• [WRITTEN INSTRUCTION]
Your job is to retype all of the data word for word, leaving every image out.
━━━━━ COLLECTED MATERIAL ━━━━━
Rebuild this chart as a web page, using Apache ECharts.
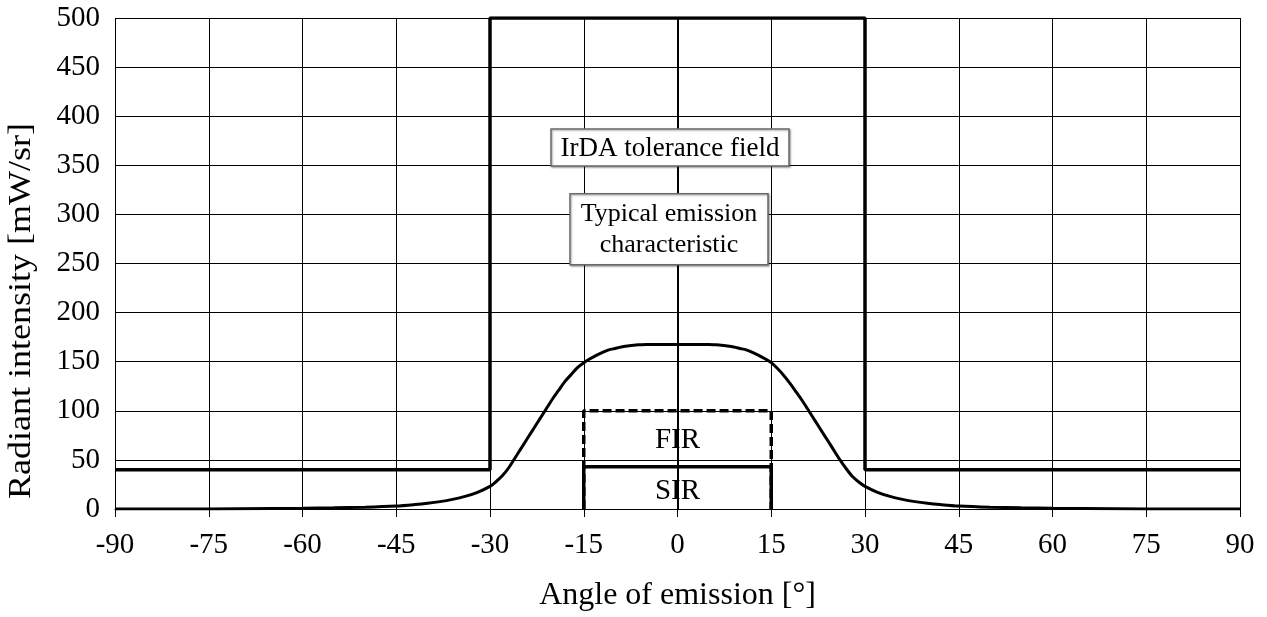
<!DOCTYPE html>
<html>
<head>
<meta charset="utf-8">
<script src="https://cdn.jsdelivr.net/npm/echarts@6/dist/echarts.min.js"></script>
<style>
html,body{margin:0;padding:0;background:#fff;}
#c{width:1267px;height:617px;}
</style>
</head>
<body>
<div id="c"></div>
<script>
// ---- data ----
const xTicks = [-90,-75,-60,-45,-30,-15,0,15,30,45,60,75,90];
const yTicks = [0,50,100,150,200,250,300,350,400,450,500];
// IrDA tolerance field (step outline)
const toleranceField = [[-90,40],[-30,40],[-30,500],[30,500],[30,40],[90,40]];
// Typical emission characteristic
const emissionAngle = [-90,-80,-70,-60,-55,-50,-45,-42,-40,-38,-36,-34,-32,-30,-29,-28,-27,-26,-25,-24,-23,-22,-21,-20,-19,-18,-17,-16,-15,-14,-13,-12,-11,-10,-9,-8,-7,-6,-5,0,5,6,7,8,9,10,11,12,13,14,15,16,17,18,19,20,21,22,23,24,25,26,27,28,29,30,32,34,36,38,40,42,45,50,55,60,70,80,90];
const emissionValue = [0,0,0.3,0.8,1.2,1.8,3,4.5,5.8,7.5,9.8,12.8,17,23,28,34,42,52,62,72,82,92,102,112,121,130,137,144,149,153,156.5,159.5,162,163.5,165,166,166.8,167.2,167.5,167.5,167.5,167.2,166.8,166,165,163.5,162,159.5,156.5,153,149,143,136,128,119,110,100,90,80,70,60,50,41,33,27.5,23,17,12.8,9.8,7.5,5.8,4.5,3,1.8,1.2,0.8,0.3,0,0];
// FIR (dashed) and SIR (solid) boxes
const firBox = [[-15,0],[-15,100],[15,100],[15,0]];
const sirBox = [[-15,0],[-15,43],[15,43],[15,0]];
// Annotation texts
const labelTolerance = 'IrDA tolerance field';
const labelTypical = ['Typical emission', 'characteristic'];
const labelFIR = 'FIR';
const labelSIR = 'SIR';
const xName = 'Angle of emission [°]';
const yName = 'Radiant intensity [mW/sr]';

const emission = emissionAngle.map((a,i)=>[a, emissionValue[i]]);
const FONT = '"Liberation Serif", "Times New Roman", serif';

const chart = echarts.init(document.getElementById('c'), null, {renderer:'canvas'});
const lineBase = {type:'line', showSymbol:false, symbol:'none', silent:true, animation:false};
chart.setOption({
  animation:false,
  backgroundColor:'#fff',
  grid:{left:115, right:27, top:18, bottom:108, containLabel:false},
  xAxis:{
    type:'value', min:-90, max:90, interval:15,
    name:xName, nameLocation:'middle', nameGap:71,
    nameTextStyle:{fontFamily:FONT, fontSize:32, color:'#000'},
    axisLine:{show:true, lineStyle:{color:'#000', width:1}},
    axisTick:{show:true, length:8, lineStyle:{color:'#000', width:1}},
    axisLabel:{fontFamily:FONT, fontSize:29, color:'#000', margin:22},
    splitLine:{show:true, lineStyle:{color:'#000', width:1}}
  },
  yAxis:{
    type:'value', min:0, max:500, interval:50,
    axisLine:{show:true, lineStyle:{color:'#000', width:2}},
    axisTick:{show:false},
    axisLabel:{fontFamily:FONT, fontSize:29, color:'#000', margin:15},
    splitLine:{show:true, lineStyle:{color:'#000', width:1}}
  },
  series:[
    Object.assign({}, lineBase, {name:'tolerance', data:toleranceField, lineStyle:{color:'#000', width:3.5}, z:5}),
    Object.assign({}, lineBase, {name:'emission', data:emission, smooth:0.3, lineStyle:{color:'#000', width:3}, z:6}),
    Object.assign({}, lineBase, {name:'FIR', data:firBox, lineStyle:{color:'#000', width:3.5, type:[9,4]}, z:4}),
    Object.assign({}, lineBase, {name:'SIR', data:sirBox, lineStyle:{color:'#000', width:3.5}, z:5})
  ]
});

function px(x,y){ return chart.convertToPixel({gridIndex:0},[x,y]); }
function box(cx, cy, w, h){
  return {type:'rect', shape:{x:cx-w/2, y:cy-h/2, width:w, height:h},
    style:{fill:'#fff', stroke:'#6a6a6a', lineWidth:1.5, shadowColor:'rgba(0,0,0,0.35)', shadowBlur:2, shadowOffsetX:1, shadowOffsetY:1}, z:100};
}
function txt(x, y, t, size){
  return {type:'text', x:x, y:y, style:{text:t, fontFamily:FONT, fontSize:size, fill:'#000', align:'center', verticalAlign:'middle'}, z:101};
}
const pTol = px(-1.2, 368);
const pTyp = px(-1.36, 284.8);
const pFIR = px(0, 70);
const pSIR = px(0, 18);
chart.setOption({graphic:[
  box(pTol[0], pTol[1], 238, 37),
  txt(pTol[0], pTol[1]+1, labelTolerance, 27),
  box(pTyp[0], pTyp[1], 198, 71),
  txt(pTyp[0], pTyp[1]-15, labelTypical[0], 26),
  txt(pTyp[0], pTyp[1]+16, labelTypical[1], 26),
  txt(pFIR[0], pFIR[1], labelFIR, 29),
  txt(pSIR[0], pSIR[1], labelSIR, 29),
  {type:'text', x:22, y:311, rotation:Math.PI/2, scaleY:0.88, style:{text:yName, fontFamily:FONT, fontSize:36, fill:'#000', align:'center', verticalAlign:'middle'}, z:101}
]});
</script>
</body>
</html>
━━━━━
• [SOLVED PROBLEM]
Rebuild this chart as a web page, using Apache ECharts.
<!DOCTYPE html>
<html>
<head>
<meta charset="utf-8">
<script src="https://cdn.jsdelivr.net/npm/echarts@6/dist/echarts.min.js"></script>
<style>
html,body{margin:0;padding:0;background:#fff;}
#c{width:1267px;height:617px;}
</style>
</head>
<body>
<div id="c"></div>
<script>
// ---- data ----
const xTicks = [-90,-75,-60,-45,-30,-15,0,15,30,45,60,75,90];
const yTicks = [0,50,100,150,200,250,300,350,400,450,500];
// IrDA tolerance field (step outline)
const toleranceField = [[-90,40],[-30,40],[-30,500],[30,500],[30,40],[90,40]];
// Typical emission characteristic
const emissionAngle = [-90,-80,-70,-60,-55,-50,-45,-42,-40,-38,-36,-34,-32,-30,-29,-28,-27,-26,-25,-24,-23,-22,-21,-20,-19,-18,-17,-16,-15,-14,-13,-12,-11,-10,-9,-8,-7,-6,-5,0,5,6,7,8,9,10,11,12,13,14,15,16,17,18,19,20,21,22,23,24,25,26,27,28,29,30,32,34,36,38,40,42,45,50,55,60,70,80,90];
const emissionValue = [0,0,0.3,0.8,1.2,1.8,3,4.5,5.8,7.5,9.8,12.8,17,23,28,34,42,52,62,72,82,92,102,112,121,130,137,144,149,153,156.5,159.5,162,163.5,165,166,166.8,167.2,167.5,167.5,167.5,167.2,166.8,166,165,163.5,162,159.5,156.5,153,149,143,136,128,119,110,100,90,80,70,60,50,41,33,27.5,23,17,12.8,9.8,7.5,5.8,4.5,3,1.8,1.2,0.8,0.3,0,0];
// FIR (dashed) and SIR (solid) boxes
const firBox = [[-15,0],[-15,100],[15,100],[15,0]];
const sirBox = [[-15,0],[-15,43],[15,43],[15,0]];
// Annotation texts
const labelTolerance = 'IrDA tolerance field';
const labelTypical = ['Typical emission', 'characteristic'];
const labelFIR = 'FIR';
const labelSIR = 'SIR';
const xName = 'Angle of emission [°]';
const yName = 'Radiant intensity [mW/sr]';

const emission = emissionAngle.map((a,i)=>[a, emissionValue[i]]);
const FONT = '"Liberation Serif", "Times New Roman", serif';

const chart = echarts.init(document.getElementById('c'), null, {renderer:'canvas'});
const lineBase = {type:'line', showSymbol:false, symbol:'none', silent:true, animation:false};
chart.setOption({
  animation:false,
  backgroundColor:'#fff',
  grid:{left:115, right:27, top:18, bottom:108, containLabel:false},
  xAxis:{
    type:'value', min:-90, max:90, interval:15,
    name:xName, nameLocation:'middle', nameGap:71,
    nameTextStyle:{fontFamily:FONT, fontSize:32, color:'#000'},
    axisLine:{show:true, lineStyle:{color:'#000', width:1}},
    axisTick:{show:true, length:8, lineStyle:{color:'#000', width:1}},
    axisLabel:{fontFamily:FONT, fontSize:29, color:'#000', margin:22},
    splitLine:{show:true, lineStyle:{color:'#000', width:1}}
  },
  yAxis:{
    type:'value', min:0, max:500, interval:50,
    axisLine:{show:true, lineStyle:{color:'#000', width:2}},
    axisTick:{show:false},
    axisLabel:{fontFamily:FONT, fontSize:29, color:'#000', margin:15},
    splitLine:{show:true, lineStyle:{color:'#000', width:1}}
  },
  series:[
    Object.assign({}, lineBase, {name:'tolerance', data:toleranceField, lineStyle:{color:'#000', width:3.5}, z:5}),
    Object.assign({}, lineBase, {name:'emission', data:emission, smooth:0.3, lineStyle:{color:'#000', width:3}, z:6}),
    Object.assign({}, lineBase, {name:'FIR', data:firBox, lineStyle:{color:'#000', width:3.5, type:[9,4]}, z:4}),
    Object.assign({}, lineBase, {name:'SIR', data:sirBox, lineStyle:{color:'#000', width:3.5}, z:5})
  ]
});

function px(x,y){ return chart.convertToPixel({gridIndex:0},[x,y]); }
function box(cx, cy, w, h){
  return {type:'rect', shape:{x:cx-w/2, y:cy-h/2, width:w, height:h},
    style:{fill:'#fff', stroke:'#6a6a6a', lineWidth:1.5, shadowColor:'rgba(0,0,0,0.35)', shadowBlur:2, shadowOffsetX:1, shadowOffsetY:1}, z:100};
}
function txt(x, y, t, size){
  return {type:'text', x:x, y:y, style:{text:t, fontFamily:FONT, fontSize:size, fill:'#000', align:'center', verticalAlign:'middle'}, z:101};
}
const pTol = px(-1.2, 368);
const pTyp = px(-1.36, 284.8);
const pFIR = px(0, 70);
const pSIR = px(0, 18);
chart.setOption({graphic:[
  box(pTol[0], pTol[1], 238, 37),
  txt(pTol[0], pTol[1]+1, labelTolerance, 27),
  box(pTyp[0], pTyp[1], 198, 71),
  txt(pTyp[0], pTyp[1]-15, labelTypical[0], 26),
  txt(pTyp[0], pTyp[1]+16, labelTypical[1], 26),
  txt(pFIR[0], pFIR[1], labelFIR, 29),
  txt(pSIR[0], pSIR[1], labelSIR, 29),
  {type:'text', x:22, y:311, rotation:Math.PI/2, scaleY:0.88, style:{text:yName, fontFamily:FONT, fontSize:36, fill:'#000', align:'center', verticalAlign:'middle'}, z:101}
]});
</script>
</body>
</html>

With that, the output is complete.